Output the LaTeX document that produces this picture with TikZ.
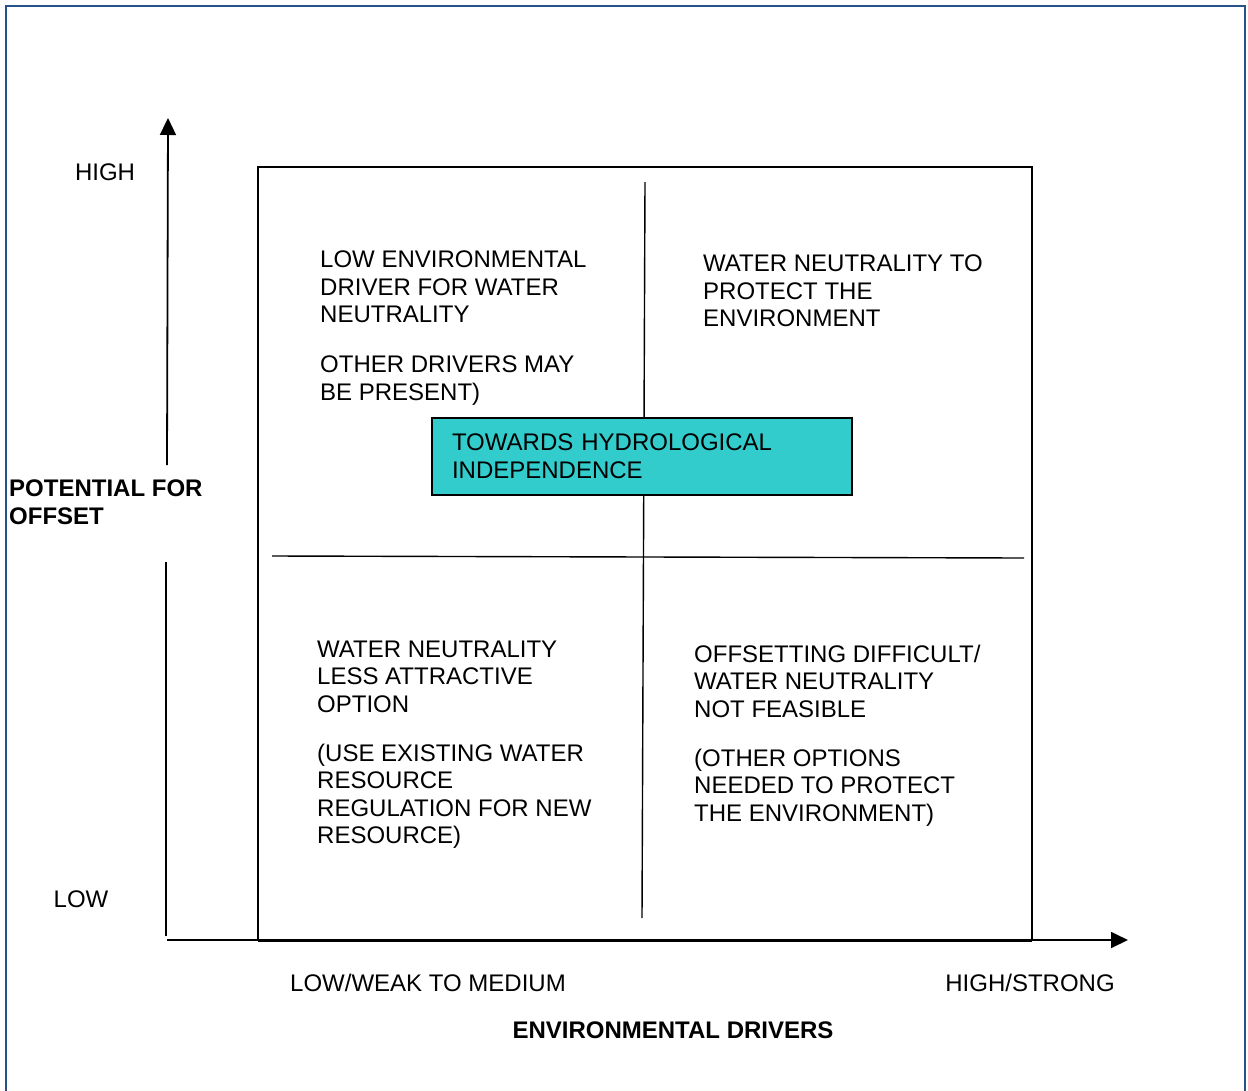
\documentclass[tikz,border=0pt]{standalone}
\usepackage{fontspec}
\setmainfont{Liberation Sans}
\usetikzlibrary{arrows.meta}
\definecolor{framblue}{RGB}{38,82,140}
\definecolor{hydroteal}{RGB}{51,204,204}
\begin{document}
\begin{tikzpicture}[x=1pt,y=-1pt,
        font=\fontsize{24}{27.6}\selectfont,
        every node/.style={inner sep=0pt,align=left},
        quad/.style={anchor=north west},
        axis/.style={line width=1.8pt,-{Triangle[length=17pt,width=16pt]}},
        divider/.style={line width=1.4pt}]

    \useasboundingbox (0,0) rectangle (1248,1090);
    \draw[framblue,line width=2pt] (6,1095) -- (6,6) -- (1245,6) -- (1245,1095);

    % axes
    \coordinate (ybot) at (166,936);
    \coordinate (ygap1) at (166,562);
    \coordinate (ygap2) at (167,465);
    \coordinate (ytop) at (168,118);
    \coordinate (xleft) at (167,940);
    \coordinate (xright) at (1128,940);
    \draw[line width=1.8pt] (ybot) -- (ygap1);
    \draw[axis] (ygap2) -- (ytop);
    \draw[axis] (xleft) -- (xright);

    % matrix box
    \draw[line width=2pt] (258,167) rectangle (1032,940);
    \draw[line width=3pt] (258,940) -- (1032,940);
    \coordinate (vtop) at (645,182);
    \coordinate (vbot) at (642,918);
    \coordinate (hleft) at (272,556);
    \coordinate (hright) at (1024,558);
    \draw[divider] (vtop) -- (vbot);
    \draw[divider] (hleft) -- (hright);

    \node[draw,line width=1.6pt,fill=hydroteal,text width=380pt,inner xsep=20pt,
          minimum width=420pt,minimum height=77pt] (hydro) at (642,456.5)
        {TOWARDS HYDROLOGICAL\\INDEPENDENCE};

    % axis labels
    \node (high) at (105,172) {HIGH};
    \node (low) at (81,899) {LOW};
    \node[quad,font=\fontsize{24}{27.6}\selectfont\bfseries] (potential) at (9,479.5)
        {POTENTIAL FOR\\OFFSET};
    \node (weak) at (428,983) {LOW/WEAK TO MEDIUM};
    \node (strong) at (1030,983) {HIGH/STRONG};
    \node[font=\fontsize{24}{27.6}\selectfont\bfseries] (drivers) at (673,1030)
        {ENVIRONMENTAL DRIVERS};

    % quadrants
    \node[quad] (tl1) at (320,250.5) {LOW ENVIRONMENTAL\\DRIVER FOR WATER\\NEUTRALITY};
    \node[quad] (tl2) at (320,355.5) {OTHER DRIVERS MAY\\BE PRESENT)};
    \node[quad] (tr) at (703,254.5) {WATER NEUTRALITY TO\\PROTECT THE\\ENVIRONMENT};
    \node[quad] (bl1) at (317,640.5) {WATER NEUTRALITY\\LESS ATTRACTIVE\\OPTION};
    \node[quad] (bl2) at (317,743.5) {(USE EXISTING WATER\\RESOURCE\\REGULATION FOR NEW\\RESOURCE)};
    \node[quad] (br1) at (694,644.5) {OFFSETTING DIFFICULT/\\WATER NEUTRALITY\\NOT FEASIBLE};
    \node[quad] (br2) at (694,748.5) {(OTHER OPTIONS\\NEEDED TO PROTECT\\THE ENVIRONMENT)};
\end{tikzpicture}
\end{document}
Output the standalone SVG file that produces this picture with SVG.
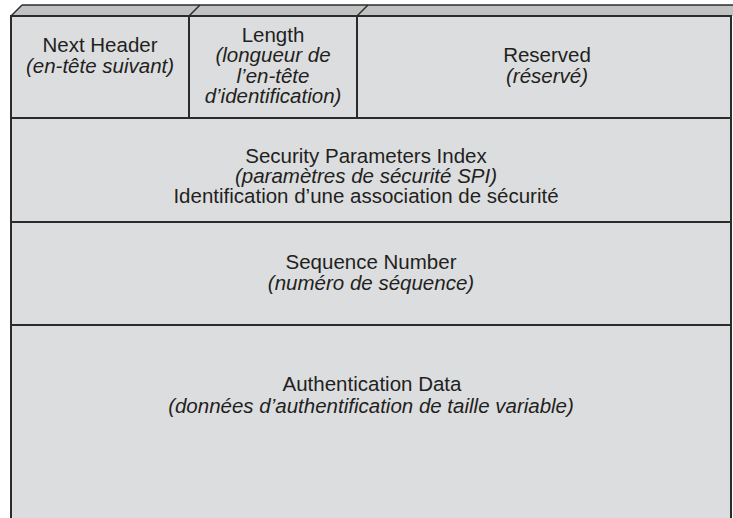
<svg xmlns="http://www.w3.org/2000/svg" width="733" height="518" viewBox="0 0 733 518">
<style>
.cell{fill:#dcdddf;stroke:none}
.band{fill:#c0c1c3;stroke:none}
.ln{stroke:#2b2b2b;stroke-width:2;fill:none}
.thin{stroke:#2b2b2b;stroke-width:1.5;fill:none}
text{font-family:"Liberation Sans",Arial,sans-serif;font-size:20.5px;fill:#231f20;text-anchor:middle}
.it{font-style:italic}
</style>
<rect width="733" height="518" fill="#ffffff"/>
<polygon class="band" points="11,16 22,5 733,5 733,16"/>
<rect class="cell" x="11" y="16" width="720" height="502"/>
<g id="frame">
<line class="thin" x1="22" y1="5" x2="733" y2="5"/>
<line class="thin" x1="11" y1="16" x2="22" y2="5"/>
<line class="thin" x1="189" y1="16" x2="200" y2="5"/>
<line class="thin" x1="357" y1="16" x2="368" y2="5"/>
<line class="ln" x1="11" y1="16" x2="731" y2="16"/>
<line class="ln" x1="11" y1="15" x2="11" y2="518"/>
<line class="ln" x1="731" y1="15" x2="731" y2="518"/>
</g>
<g id="next-header">
<line class="ln" x1="189" y1="16" x2="189" y2="118"/>
<text x="100" y="52">Next Header</text>
<text class="it" x="100" y="73">(en-tête suivant)</text>
</g>
<g id="length">
<line class="ln" x1="357" y1="16" x2="357" y2="118"/>
<text x="273" y="42">Length</text>
<text class="it" x="273" y="62">(longueur de</text>
<text class="it" x="273" y="83">l’en-tête</text>
<text class="it" x="273" y="103">d’identification)</text>
</g>
<g id="reserved">
<text x="547" y="62">Reserved</text>
<text class="it" x="547" y="83">(réservé)</text>
</g>
<g id="spi">
<line class="ln" x1="11" y1="118" x2="731" y2="118"/>
<text x="366" y="163">Security Parameters Index</text>
<text class="it" x="366" y="183">(paramètres de sécurité SPI)</text>
<text x="366" y="203">Identification d’une association de sécurité</text>
</g>
<g id="sequence">
<line class="ln" x1="11" y1="222" x2="731" y2="222"/>
<text x="371" y="269">Sequence Number</text>
<text class="it" x="371" y="290">(numéro de séquence)</text>
</g>
<g id="auth">
<line class="ln" x1="11" y1="325" x2="731" y2="325"/>
<text x="372" y="391">Authentication Data</text>
<text class="it" x="371" y="413">(données d’authentification de taille variable)</text>
</g>
</svg>
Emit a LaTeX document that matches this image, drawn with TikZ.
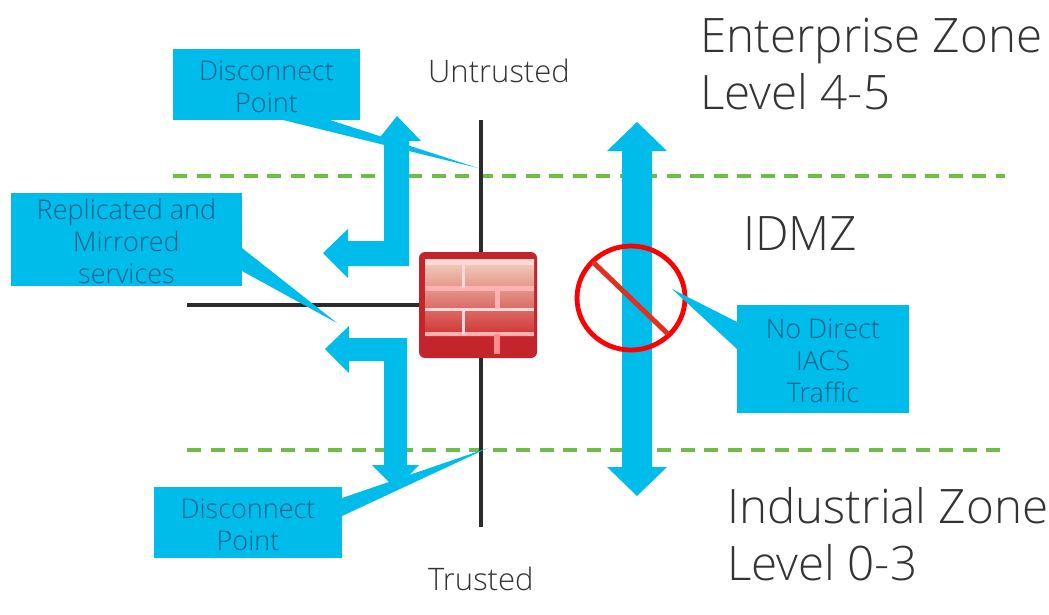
\documentclass[tikz,border=0pt]{standalone}
\usepackage{fontspec}
\usetikzlibrary{shapes.geometric}
\setmainfont{Open Sans Light}
\definecolor{calloutblue}{HTML}{00BCEB}
\definecolor{callouttext}{HTML}{0B5F8A}
\definecolor{zonegreen}{HTML}{6EBE45}
\definecolor{linegray}{HTML}{2B2B2B}
\definecolor{labelgray}{HTML}{333333}
\definecolor{wallred}{HTML}{C4242B}
\definecolor{slashred}{HTML}{E2301F}
\definecolor{brickpale}{HTML}{F2D2BE}
\definecolor{brickmid}{HTML}{DE7466}
\definecolor{brickdark}{HTML}{CF3334}
\tikzset{
  callout/.style={fill=calloutblue, text=callouttext, font=\fontsize{27}{32}\selectfont, align=center, inner sep=0pt},
  calloutword/.style={text=callouttext, font=\fontsize{27}{32}\selectfont, align=center, inner sep=0pt},
  zonelabel/.style={text=labelgray, font=\fontsize{47.5}{58}\selectfont, anchor=base west, inner sep=0pt},
  sidelabel/.style={text=labelgray, font=\fontsize{31}{34}\selectfont, anchor=base west, inner sep=0pt},
  zoneline/.style={zonegreen, line width=3.2pt, dash pattern=on 14pt off 9.5pt},
  wireline/.style={linegray, line width=4pt},
  brickline/.style={white!85!red, line width=3pt}
}
\begin{document}
\begin{tikzpicture}[x=1pt,y=-1pt]
\useasboundingbox (0,0) rectangle (1049,614);
\coordinate (utop) at (481,120);
\coordinate (ubot) at (481,527);
\coordinate (hleft) at (187,305);
\coordinate (zl1) at (173,176);
\coordinate (zr1) at (1005,176);
\coordinate (zl2) at (187,450);
\coordinate (zr2) at (1005,450);
\draw[zoneline](zl1) -- (zr1);
\draw[zoneline](zl2) -- (zr2);
\draw[wireline](utop) -- (ubot);
% firewall
\node[rectangle, rounded corners=6pt, fill=wallred, minimum width=118pt, minimum height=106pt, inner sep=0pt] (wall) at (478,305){};
\draw[wireline](hleft) -- (wall.west);
\shade[top color=brickpale, middle color=brickmid, bottom color=brickdark] (425,259) rectangle (534,336);
\draw[brickline, line width=5pt](425,262) -- (534,262);
\draw[brickline, line width=5pt, white!70!red](425,288) -- (534,288);
\draw[brickline](425,309) -- (534,309);
\draw[brickline, line width=4pt, white!70!red](425,334) -- (534,334);
\draw[brickline](463,262) -- (463,288);
\draw[brickline, line width=5pt, white!70!red](497,288) -- (497,309);
\draw[brickline](463,309) -- (463,334);
\draw[brickline, line width=6pt, white!55!red](497,334) -- (497,354);
% bent arrows
\fill[calloutblue] (397,116) -- (421,141) -- (409,141) -- (409,266) -- (348,266) -- (348,278) -- (323,253) -- (348,229) -- (348,241) -- (384,241) -- (384,141) -- (377,141) -- cycle;
\fill[calloutblue] (325,349) -- (349,326) -- (349,338) -- (407,338) -- (407,465) -- (419,465) -- (396,489) -- (372,465) -- (384,465) -- (384,361) -- (349,361) -- (349,373) -- cycle;
% blocked path
\fill[calloutblue] (637,122) -- (667,151) -- (652,151) -- (652,467) -- (667,467) -- (637,496) -- (607,467) -- (622,467) -- (622,151) -- (607,151) -- cycle;
\node[ellipse, draw=red, line width=4.8pt, minimum width=108pt, minimum height=104pt, inner sep=0pt] (nosign) at (631,298){};
\coordinate (slash1) at (593,262);
\coordinate (slash2) at (668,334);
\draw[draw=slashred, line width=5pt](slash1) -- (slash2);
% callouts
\node[callout, minimum width=187pt, minimum height=71pt] (disc1) at (266.5,84.5){};
\node[callout, minimum width=231pt, minimum height=93pt] (repl) at (126.5,239.5){};
\node[callout, minimum width=188pt, minimum height=71pt] (disc2) at (248,522.5){};
\node[callout, minimum width=172pt, minimum height=108pt] (nodirect) at (823,359){};
\node[calloutword] (disc1txt) at (266.5,86.5){Disconnect\\Point};
\node[calloutword] (repltxt) at (126.5,241){Replicated and\\Mirrored\\services};
\node[calloutword] (disc2txt) at (248,524.5){Disconnect\\Point};
\node[calloutword] (nodirecttxt) at (823,361){No Direct\\IACS\\Traffic};
\fill[calloutblue] (283,120) -- (478,168) -- (330,120) -- cycle;
\fill[calloutblue] (242,248) -- (337,323) -- (242,271) -- cycle;
\fill[calloutblue] (342,498) -- (488,448) -- (342,516) -- cycle;
\fill[calloutblue] (737,322) -- (672,289) -- (737,349) -- cycle;
% labels
\node[zonelabel] (entz) at (700,52){Enterprise Zone};
\node[zonelabel] (entl) at (700,109){Level 4-5};
\node[zonelabel] (idmz) at (743,250){IDMZ};
\node[zonelabel] (indz) at (727,523){Industrial Zone};
\node[zonelabel] (indl) at (727,580){Level 0-3};
\node[sidelabel] (untr) at (428,82){Untrusted};
\node[sidelabel] (trus) at (428,590){Trusted};
\end{tikzpicture}
\end{document}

────────

◆ GIVEN PROBLEM ◆
Identify all lines in the records above with the word "that".

◆ WRITTEN ANSWER ◆
Output the LaTeX document that produces this picture with TikZ.
Output the standalone SVG file that produces this picture with SVG.
Emit a LaTeX document that matches this image, drawn with TikZ.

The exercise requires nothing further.